Whether social media has caused this or whether it just provides the perfect forum for abuse is tough to say.
I remember when we first came back to London having lived in Asia for eight years, being struck by the latent anger that everyone seemed to carry about with them. Asia is quite different, and people don’t tend to lose their shit in a microsecond. If you start screaming at people out East then their reaction is generally no reaction and if you are screaming at them to get something done, then good luck, because you’ll get nothing. Unfortunately, the anger I noticed in London on my return is still there, but now I just take it for granted.
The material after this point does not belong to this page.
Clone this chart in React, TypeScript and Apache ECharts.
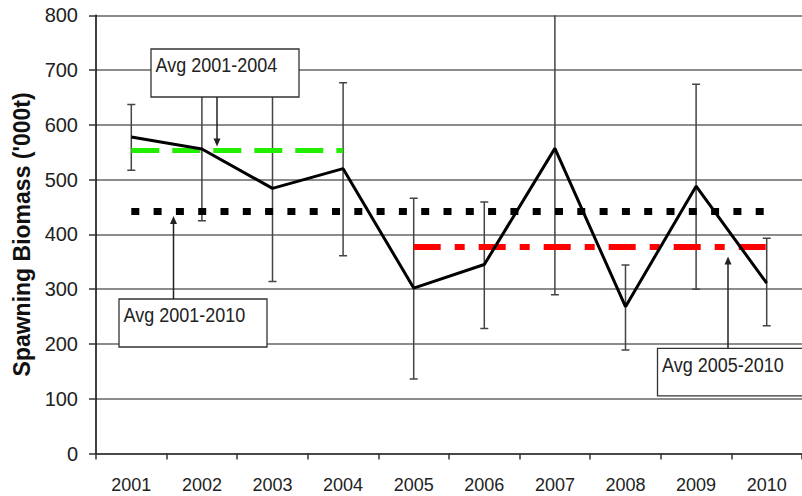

Perhaps social media has jacked us all up to screaming pitch, but I wonder if there is any way we can disagree with a little more courtesy.
If you go back to my second Little London Life blog titled ‘Hey Londoners: Be better’, I was talking about something similar.
It’s embarrassing to admit that there are many people in my part of London who I meet and interact with on a regular basis, but about whom I know absolutely nothing. I may well see them more often than I see my friends, but I don’t even know their names. It works like this.
Perhaps you’ve found a café that sells a decent flat-white close to your office, you generally get served by the same bloke who becomes ‘your barista guy’. You are starting to behave like an aloof millionaire not wanting to interact with the servants – despite only having £10 in your bank account to last you to pay day. You are morphing into that person you hate, the one who is unpleasant to waiters.
I ended the piece by saying: Be better, be courteous.
Recently, I was listening to Politics on the couch, a podcast by Rafael Behr and he came up with an interesting analogy. Global warming has heated the seas and when the water becomes too warm, corals will expel the algae living in their tissues causing the coral to turn completely white. It’s called coral bleaching and the coral will likely die. Our public discourse, and yes, I am thinking of President Trump, is now so heated that it’s bleaching out our ability to have civil conversation.
I may profoundly disagree with your politics and you with mine, but we have to find a way to have a conversation without screaming at each other. When you scream nobody is listening and the culture war wedge is driven that little bit deeper into our already divided society.
It may seem incredibly old fashioned but courtesy and civility lie at the heart of a decent society. Why do we scream at each other? Let’s talk instead.